Я сидела в приемном покое на стульчике. Медсестра принесла воды и таблетку. Померила давление, посчитала пульс. Саша все время куда-то отходил, кому-то звонил. Говорил по-английски, по-русски. Я не слушала. После таблетки хотелось спать.

– Ты как, ничего? Надо бы отправить тебя в гостиницу. Но лучше я сам тебя отвезу. Могут быть проблемы.

Я задремала. Горящая машина… Настя… Кровь на его лице. Куда делась Настя? А ведь он был с Настей. Ведерникова… Я проснулась.

– Ведерникова, да. Нет, не отвечает у нее телефон.

Он стоял в нескольких шагах от меня в окружении каких-то мужчин.

– С полицией вы будете говорить. Лучше, если позже. Пока он без сознания, они ничего не предъявят. Прессу надо информировать минимально.

Он обернулся ко мне:

– Проснулась? Как себя чувствуешь?

– Хорошо, – сказала я и улыбнулась.

– Сейчас поедем. Надо быстро уезжать, пока не набежали тут…

– А как же Аркадий?

– Я ему армию пригнал. Адвокат его французский, охрана стоит уже…

Он поднял меня со стула.

– Где документы на твою машину?

– Какие? Зачем?

– Ребята с ними сейчас свяжутся. Заплатят, если нужно, или выкупим ее.

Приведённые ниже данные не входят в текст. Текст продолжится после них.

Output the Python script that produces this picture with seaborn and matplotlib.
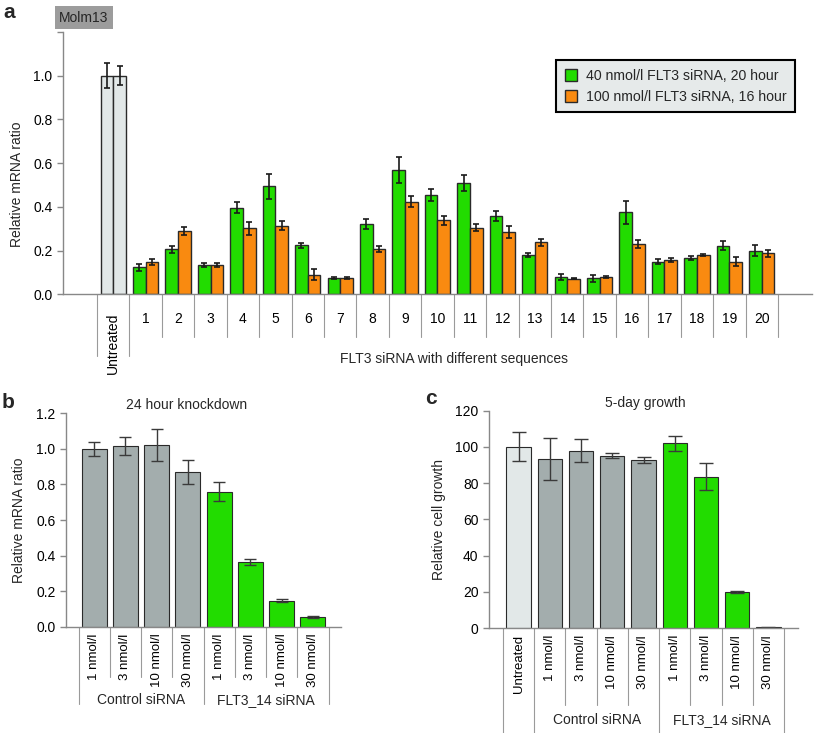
import numpy as np
import pandas as pd
import seaborn as sns
import matplotlib
matplotlib.use("Agg")
from matplotlib import pyplot as plt
from matplotlib import transforms

# ---- Panel a: FLT3 mRNA after siRNA with 20 different sequences ----
seq_labels = ["Untreated", "1", "2", "3", "4", "5", "6", "7", "8", "9", "10",
              "11", "12", "13", "14", "15", "16", "17", "18", "19", "20"]
cond_labels = ["40 nmol/l FLT3 siRNA, 20 hour", "100 nmol/l FLT3 siRNA, 16 hour"]
green_vals = [1.00, 0.123, 0.205, 0.134, 0.397, 0.494, 0.225, 0.074, 0.321, 0.570,
              0.454, 0.508, 0.359, 0.181, 0.079, 0.073, 0.375, 0.150, 0.166, 0.222, 0.199]
green_err = [0.057, 0.015, 0.017, 0.008, 0.025, 0.058, 0.011, 0.003, 0.023, 0.059,
             0.028, 0.037, 0.022, 0.010, 0.015, 0.015, 0.052, 0.013, 0.010, 0.020, 0.025]
orange_vals = [1.00, 0.149, 0.290, 0.134, 0.302, 0.313, 0.090, 0.074, 0.208, 0.424,
               0.339, 0.305, 0.284, 0.237, 0.071, 0.079, 0.231, 0.158, 0.179, 0.150, 0.187]
orange_err = [0.044, 0.013, 0.018, 0.010, 0.030, 0.021, 0.024, 0.006, 0.015, 0.024,
              0.020, 0.015, 0.027, 0.017, 0.003, 0.005, 0.018, 0.010, 0.006, 0.020, 0.017]

# ---- Panel b: 24 hour knockdown ----
dose_labels = ["1 nmol/l", "3 nmol/l", "10 nmol/l", "30 nmol/l"]
group_labels = ["Control siRNA", "FLT3_14 siRNA"]
b_vals = [0.998, 1.017, 1.023, 0.870, 0.760, 0.364, 0.146, 0.053]
b_err = [0.038, 0.050, 0.090, 0.068, 0.053, 0.019, 0.008, 0.005]

# ---- Panel c: 5-day growth ----
c_vals = [100.1, 93.5, 97.9, 95.2, 92.9, 102.0, 83.6, 19.9, 0.4]
c_err = [8.0, 11.6, 6.2, 1.5, 1.6, 4.1, 7.3, 0.8, 0.2]

GREEN = "#22dc00"
ORANGE = "#f98a10"
GREY = "#a3adad"
LIGHT = "#e2e8e8"
EDGE = "#2a2a2a"
LINE = "#9a9a9a"

sns.set_theme(style="ticks")
plt.rcParams["font.family"] = ["Liberation Sans", "DejaVu Sans"]
plt.rcParams["axes.edgecolor"] = "#888888"
plt.rcParams["xtick.color"] = "#888888"
plt.rcParams["ytick.color"] = "#888888"
plt.rcParams["xtick.labelcolor"] = "black"
plt.rcParams["ytick.labelcolor"] = "black"

W, H = 814, 733
fig = plt.figure(figsize=(W / 100, H / 100), dpi=100)


def px_axes(left, top, right, bottom):
    """ Axes placed from pixel edges of the figure. """
    return fig.add_axes([left / W, 1 - bottom / H, (right - left) / W, (bottom - top) / H])


def table_lines(ax, xs, y_end, lw=0.8):
    """ Vertical separator lines under the x axis (table look). """
    trans = transforms.blended_transform_factory(ax.transData, ax.transAxes)
    for x in xs:
        ax.plot([x, x], [0, y_end], transform=trans, clip_on=False,
                color=LINE, lw=lw)


def clean_axes(ax):
    sns.despine(ax=ax)
    ax.spines["left"].set_linewidth(1.0)
    ax.spines["bottom"].set_linewidth(1.0)
    ax.tick_params(axis="x", length=0)
    ax.tick_params(axis="y", length=4, width=1.0, labelsize=10)
    ax.set_xlabel("")


# ================= Panel a =================
ax_a = px_axes(63, 32, 812, 294.3)
df_a = pd.DataFrame({
    "seq": seq_labels * 2,
    "cond": [cond_labels[0]] * len(seq_labels) + [cond_labels[1]] * len(seq_labels),
    "val": green_vals + orange_vals,
})
sns.barplot(data=df_a, x="seq", y="val", hue="cond", order=seq_labels,
            hue_order=cond_labels, palette=[GREEN, ORANGE], saturation=1,
            errorbar=None, width=0.78, edgecolor=EDGE, linewidth=1.0,
            legend=False, ax=ax_a)
# untreated bars are light grey
for cont in ax_a.containers:
    cont.patches[0].set_facecolor(LIGHT)
for cont, vals, errs in zip(ax_a.containers, [green_vals, orange_vals], [green_err, orange_err]):
    xs = [p.get_x() + p.get_width() / 2 for p in cont.patches]
    ax_a.errorbar(xs, vals, yerr=errs, fmt="none", ecolor="#1a1a1a",
                  elinewidth=1.2, capsize=2.5, capthick=1.2)
clean_axes(ax_a)
ax_a.set_ylim(0, 1.2)
ax_a.set_yticks([0, 0.2, 0.4, 0.6, 0.8, 1.0, 1.2])
ax_a.set_yticklabels(["0.0", "0.2", "0.4", "0.6", "0.8", "1.0", ""])
ax_a.set_ylabel("Relative mRNA ratio", fontsize=10)
ax_a.yaxis.set_label_coords(-0.052, 0.42)
ax_a.tick_params(axis="x", pad=13, labelsize=10)
ax_a.get_xticklabels()[0].set_rotation(90)
table_lines(ax_a, [-0.5, 0.5], -0.235)
table_lines(ax_a, np.arange(1.5, len(seq_labels), 1.0), -0.163)
ax_a.text((1 + len(seq_labels) - 1) / 2, -0.245, "FLT3 siRNA with different sequences",
          transform=transforms.blended_transform_factory(ax_a.transData, ax_a.transAxes),
          ha="center", va="center", fontsize=10)
ax_a.legend(handles=[ax_a.containers[0].patches[1], ax_a.containers[1].patches[1]],
            labels=cond_labels, loc="upper right", bbox_to_anchor=(0.983, 0.908),
            fontsize=10.2, frameon=True, fancybox=False, framealpha=1,
            facecolor="#e6eaea", edgecolor="black", handlelength=0.9,
            handleheight=0.9, labelspacing=0.5, borderpad=0.6, handletextpad=0.6,
            borderaxespad=0.3)
ax_a.get_legend().get_frame().set_linewidth(1.5)
fig.text(84 / W, 1 - 17.5 / H, "Molm13", ha="center", va="center", fontsize=10,
         bbox=dict(facecolor="#9c9c9c", edgecolor="none", pad=3))

# ================= Panel b =================
ax_b = px_axes(66, 413.3, 341, 626.7)
df_b = pd.DataFrame({
    "key": [g + " " + d for g in group_labels for d in dose_labels],
    "group": [g for g in group_labels for d in dose_labels],
    "val": b_vals,
})
sns.barplot(data=df_b, x="key", y="val", hue="group", dodge=False,
            palette={group_labels[0]: GREY, group_labels[1]: GREEN}, saturation=1,
            errorbar=None, width=0.8, edgecolor=EDGE, linewidth=0.8,
            legend=False, ax=ax_b)
ax_b.errorbar(np.arange(len(b_vals)), b_vals, yerr=b_err, fmt="none",
              ecolor="#3a3a3a", elinewidth=1.0, capsize=4.5, capthick=1.0)
clean_axes(ax_b)
ax_b.set_ylim(0, 1.2)
ax_b.set_yticks([0, 0.2, 0.4, 0.6, 0.8, 1.0, 1.2])
ax_b.set_yticklabels(["0.0", "0.2", "0.4", "0.6", "0.8", "1.0", "1.2"])
ax_b.set_xticks(np.arange(len(b_vals)))
ax_b.set_xticklabels(dose_labels * 2, rotation=90, fontsize=9.5)
ax_b.tick_params(axis="x", pad=5)
ax_b.set_ylabel("Relative mRNA ratio", fontsize=10, labelpad=7)
ax_b.text(0.44, 1.005, "24 hour knockdown", transform=ax_b.transAxes,
          ha="center", va="bottom", fontsize=10)
table_lines(ax_b, [-0.5, 3.5, 7.5], -0.362)
table_lines(ax_b, [0.5, 1.5, 2.5, 4.5, 5.5, 6.5], -0.236)
trans_b = transforms.blended_transform_factory(ax_b.transData, ax_b.transAxes)
ax_b.text(1.5, -0.345, group_labels[0], transform=trans_b, ha="center", va="center", fontsize=10)
ax_b.text(5.5, -0.345, group_labels[1], transform=trans_b, ha="center", va="center", fontsize=10)

# ================= Panel c =================
ax_c = px_axes(489, 410.7, 798, 628)
df_c = pd.DataFrame({
    "key": ["Untreated"] + [g + " " + d for g in group_labels for d in dose_labels],
    "group": ["Untreated"] + [g for g in group_labels for d in dose_labels],
    "val": c_vals,
})
sns.barplot(data=df_c, x="key", y="val", hue="group", dodge=False,
            palette={"Untreated": LIGHT, group_labels[0]: GREY, group_labels[1]: GREEN},
            saturation=1, errorbar=None, width=0.78, edgecolor=EDGE, linewidth=0.8,
            legend=False, ax=ax_c)
ax_c.errorbar(np.arange(len(c_vals)), c_vals, yerr=c_err, fmt="none",
              ecolor="#3a3a3a", elinewidth=1.0, capsize=5, capthick=1.0)
clean_axes(ax_c)
ax_c.set_ylim(0, 120)
ax_c.set_yticks([0, 20, 40, 60, 80, 100, 120])
ax_c.set_xticks(np.arange(len(c_vals)))
ax_c.set_xticklabels(["Untreated"] + dose_labels * 2, rotation=90, fontsize=9.5)
ax_c.tick_params(axis="x", pad=5)
ax_c.set_ylabel("Relative cell growth", fontsize=10, labelpad=7)
ax_c.text(0.505, 1.005, "5-day growth", transform=ax_c.transAxes,
          ha="center", va="bottom", fontsize=10)
table_lines(ax_c, [-0.5, 0.5, 4.5, 8.5], -0.49)
table_lines(ax_c, [1.5, 2.5, 3.5, 5.5, 6.5, 7.5], -0.354)
trans_c = transforms.blended_transform_factory(ax_c.transData, ax_c.transAxes)
ax_c.text(2.5, -0.423, group_labels[0], transform=trans_c, ha="center", va="center", fontsize=10)
ax_c.text(6.5, -0.423, group_labels[1], transform=trans_c, ha="center", va="center", fontsize=10)

# panel letters
fig.text(9 / W, 1 - 12 / H, "a", fontsize=15, fontweight="bold", ha="center", va="center")
fig.text(8 / W, 1 - 403 / H, "b", fontsize=15, fontweight="bold", ha="center", va="center")
fig.text(431 / W, 1 - 399 / H, "c", fontsize=15, fontweight="bold", ha="center", va="center")

fig.savefig("out.png", dpi=100)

– Зачем выкупать? Я же заплатила за прокат.

– Алена, ты же не сдашь машину со следами кровавой бойни, да?

Об этом я даже не подумала. Достала документы, отдала ему.

– А мне разве не надо присутствовать?

– Без тебя разберутся. Ты мне доверяешь или как?

Мы вышли на улицу. Он сунул бумаги и ключи здоровому парню, стоявшему возле моего, бывшего моего "Рено".

– Все будет в порядке, Александр Борисович.

Я подумала, что это напоминает сцену из "Криминального чтива". Явился кризис-менеджер и помог отмыть мозги от машины. И устыдилась своего цинизма.

– Садись, – он подвел меня к серебристой "Ауди", открыл дверь.

Я залезла.

– Едем сейчас к тебе в гостиницу за вещами. Потом ко мне. Улетишь вечером. Раньше не получится.

– Подожди, у меня же билет на 13.40, еще можно успеть.

– Полетишь моим самолетом. Обычным рейсом нельзя. Не то чтобы нельзя… Не стоит рисковать.

– А почему? – Я не понимала, к чему такие сложности.